Por exemplo, se os empréstimos bilaterais forem trocados por obrigações ligadas ao desempenho da economia [uma posição defendida por Yanis Varoufakis], para que os gregos possam pagar quando começarem a criar riqueza. 
Seria uma forma razoável de o fazer. 
Há várias formas de resolver as questões de dívida e que não têm de ser feitas com a pressão de tempo sob a qual foram conduzidas estas negociações.

Finalmente, acha que a Grécia pode sair do euro?

Não vai acontecer, pelo menos por decisão e instigação do governo grego. 
Se alguma coisa acontecer será porque os gregos foram forçados pelos parceiros europeus e isso é algo que a liderança dos principais países da Europa, em particular a Alemanha, está determinada a evitar. 
Acho que a hipótese de isso acontecer é muito pequena, mas depende da capacidade de a liderança da União Europeia conseguir controlar as outras tendências dentro das instituições.

É também muito importante que o BCE dê meios ao governo grego de financiar as suas obrigações, porque o Governo, se faltar dinheiro, não é o pagamento de pensões que não vai honrar.
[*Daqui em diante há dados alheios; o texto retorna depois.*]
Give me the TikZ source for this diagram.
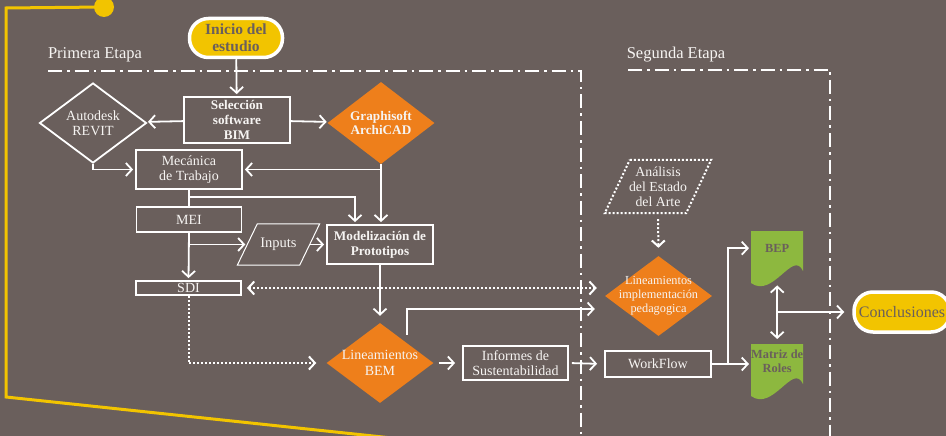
\documentclass[tikz,border=0pt]{standalone}
\usepackage{fontspec}
\setmainfont{Liberation Serif}
\usepackage{tikz}
\usetikzlibrary{arrows.meta,positioning,calc,shapes.geometric}
\definecolor{bgtaupe}{RGB}{106,95,92}
\definecolor{bimyel}{RGB}{242,196,0}
\definecolor{bimorg}{RGB}{238,127,27}
\definecolor{bimgrn}{RGB}{141,184,63}
\definecolor{txtw}{RGB}{246,244,242}
\newcommand{\plgram}[3]{\draw[#3] ($(#1.north west)+(#2,0)$) -- ($(#1.north east)+(#2,0)$)
  -- ($(#1.south east)+(-#2,0)$) -- ($(#1.south west)+(-#2,0)$) -- cycle;}
\newcommand{\docfill}[1]{\fill[bimgrn] (#1) -- ++(52,0) -- ++(0,40)
  .. controls +(-10,-22) and +(22,16) .. ++(-52,12) -- cycle;}

\begin{document}
\begin{tikzpicture}[x=1pt,y=-1pt,
  every node/.style={font=\fontsize{14}{15.5}\selectfont,text=txtw,align=center},
  bx/.style={draw=white,line width=1.8pt,inner sep=1pt},
  bb/.style={font=\bfseries\fontsize{13.2}{14.7}\selectfont},
  dm/.style={diamond,inner sep=0pt,minimum width=107pt,minimum height=80pt},
  stad/.style={draw=white,line width=3.5pt,fill=bimyel,rounded corners=19pt,
    text=bgtaupe,inner sep=1pt},
  doc/.style={minimum width=52pt,minimum height=34pt,inner sep=0pt,text=bgtaupe,
    font=\bfseries\fontsize{12.4}{13.5}\selectfont},
  arr/.style={draw=white,line width=1.8pt,shorten >=2pt,-{Straight Barb[length=6pt,width=13pt]}},
  dts/.style={draw=white,line width=2pt,dash pattern=on 2pt off 2pt},
  etapa/.style={draw=white,line width=2.4pt,dash pattern=on 14pt off 5pt on 2.5pt off 5pt},
  yel/.style={draw=bimyel,line width=3pt}]
\useasboundingbox (0,0) rectangle (946,436);
\clip (0,0) rectangle (946,436);
\fill[bgtaupe] (0,0) rectangle (946,436);

\node[circle,fill=bimyel,minimum size=20pt,inner sep=0pt] (dot) at (104,7) {};
\draw[yel] (dot.center) -- (6,8) -- (6,397) -- (392,438);

\node[font=\fontsize{16.5}{18}\selectfont] (p1) at (95,55) {Primera Etapa};
\node[font=\fontsize{16.5}{18}\selectfont] (p2) at (676,55) {Segunda Etapa};
\draw[etapa] (48,71) -- (581,71) -- (581,440);
\draw[etapa] (628,70) -- (830,70) -- (830,440);

\node[stad,minimum width=93pt,minimum height=39pt,
  font=\bfseries\fontsize{15.5}{17}\selectfont] (ini) at (236,38) {Inicio del\\estudio};
\node[bx,bb,minimum width=106pt,minimum height=46pt] (sel) at (237,120) {Selección\\software\\BIM};
\node[dm,draw=white,line width=1.8pt,label={center:Autodesk\\REVIT}] (rev) at (93,123) {};
\node[dm,fill=bimorg,minimum height=82pt,
  label={[bb]center:Graphisoft\\ArchiCAD}] (arc) at (381,123) {};
\node[bx,minimum width=106pt,minimum height=39pt] (mec) at (189,169.5) {Mecánica\\de Trabajo};
\node[bx,minimum width=105pt,minimum height=25pt] (mei) at (189,219.5) {MEI};
\node[bx,minimum width=105pt,minimum height=14pt,inner ysep=0pt] (sdi) at (188.5,288) {SDI};
\node[minimum width=62pt,minimum height=41pt,inner sep=0pt,
  font=\fontsize{14.5}{16}\selectfont] (inp) at (278.5,244.5) {Inputs};
\plgram{inp}{10}{white,line width=1pt}
\node[bx,bb,minimum width=106pt,minimum height=39pt] (mod) at (380,244.5) {Modelización de\\Prototipos};
\node[dm,fill=bimorg,label={center:Lineamientos\\BEM}] (bem) at (380,363) {};
\node[bx,minimum width=105pt,minimum height=34pt] (inf) at (515.5,363) {Informes de\\Sustentabilidad};

\node[minimum width=81pt,minimum height=53pt,inner sep=0pt,
  font=\fontsize{13.8}{15}\selectfont] (ana) at (658,186.5) {Análisis\\del Estado\\del Arte};
\plgram{ana}{12.5}{dts}
\node[dm,fill=bimorg,label={[font=\fontsize{12.3}{14}\selectfont]center:Lineamientos\\implementación\\pedagogica}] (lip) at (658.5,296) {};
\node[bx,minimum width=106pt,minimum height=26pt] (wf) at (658,364) {WorkFlow};

\coordinate (bepnw) at (751,231);
\coordinate (matnw) at (751,344);
\docfill{bepnw}
\docfill{matnw}
\node[doc,anchor=north west] (bep) at (bepnw) {BEP};
\node[doc,anchor=north west] (mat) at (matnw) {Matriz de\\Roles};
\node[stad,minimum width=96pt,minimum height=40pt,
  font=\fontsize{16}{18}\selectfont] (con) at (902,312) {Conclusiones};

\draw[arr] (ini) -- (sel);
\draw[arr] (sel) -- (rev);
\draw[arr] (sel) -- (arc);
\draw[arr] (rev.south) |- (mec.west);
\draw[arr] (arc.south) |- (mec.east);
\draw[arr] (arc.south) -- (arc.south |- mod.north);
\draw[draw=white,line width=1.8pt] (mec.south) -- (mei.north);
\draw[arr] ($(mec.south)+(0,7)$) -| ([xshift=-25pt]mod.north);
\draw[arr] (mei.south) -- (sdi.north);
\draw[arr] (mei.south |- inp.west) -- (inp.west);
\draw[arr] (inp.east) -- (mod.west);
\draw[arr,shorten >=7pt] (mod.south) -- (bem.north);
\draw[dts,shorten <=5pt,{Straight Barb[length=6pt,width=13pt]}-{Straight Barb[length=6pt,width=13pt]}]
  (sdi.east) -- ($(lip.west |- sdi.east)+(-8,0)$);
\draw[dts,shorten >=10pt,-{Straight Barb[length=6pt,width=13pt]}] (sdi.south) |- (bem.west);
\draw[arr] ([yshift=8pt]bem.north east) |- ($(lip.west)+(-8,13)$);
\draw[arr,shorten <=5pt,shorten >=7pt] (bem.east) -- (inf.west);
\draw[arr,shorten <=3pt,shorten >=7pt] (inf.east) -- (wf.west);
\draw[dts,shorten <=6pt,shorten >=8pt,-{Straight Barb[length=6pt,width=13pt]}] (ana.south) -- (lip.north);
\coordinate (wfj) at ($(wf.east)+(16,0)$);
\draw[arr] (wf.east) -- (wfj) |- (bep.west);
\draw[arr] (wfj) -- (mat.west |- wfj);
\draw[draw=white,line width=1.8pt,{Straight Barb[length=6pt,width=13pt]}-{Straight Barb[length=6pt,width=13pt]}]
  ($(bep.south)+(0,20)$) -- ($(mat.north)+(0,-5)$);
\draw[arr,shorten >=8pt] (bep.south |- con.west) -- (con.west);
\end{tikzpicture}
\end{document}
Considero que há riscos, mas que eles podem ser geridos se as instituições assim o decidirem.

Mas se as negociações correrem mal, acha que alguém pode ganhar com isso?

A vida continua, apesar das contrariedades monetárias, mas contrariedades deste tipo saem caro e causam disrupções.

Em 2012 dizia que o problema da Europa não se resolvia com o ‘bom comportamento’ dos países da periferia, mas sim com ações decisivas das maiores economias. 
Três anos depois, acha que isso foi feito?

Não. 
Acho que isso ainda tem de acontecer. 
Nos últimos anos foram dados passos que ajudaram a evitar a desagregação da zona euro, como a reestruturação da dívida grega, a abordagem ‘o que for necessário’ do BCE, mas em termos de criar bases para uma estabilização sólida das economias da periferia, isso ainda não foi feito. 
Tem de haver apoio material e concreto dos principais países.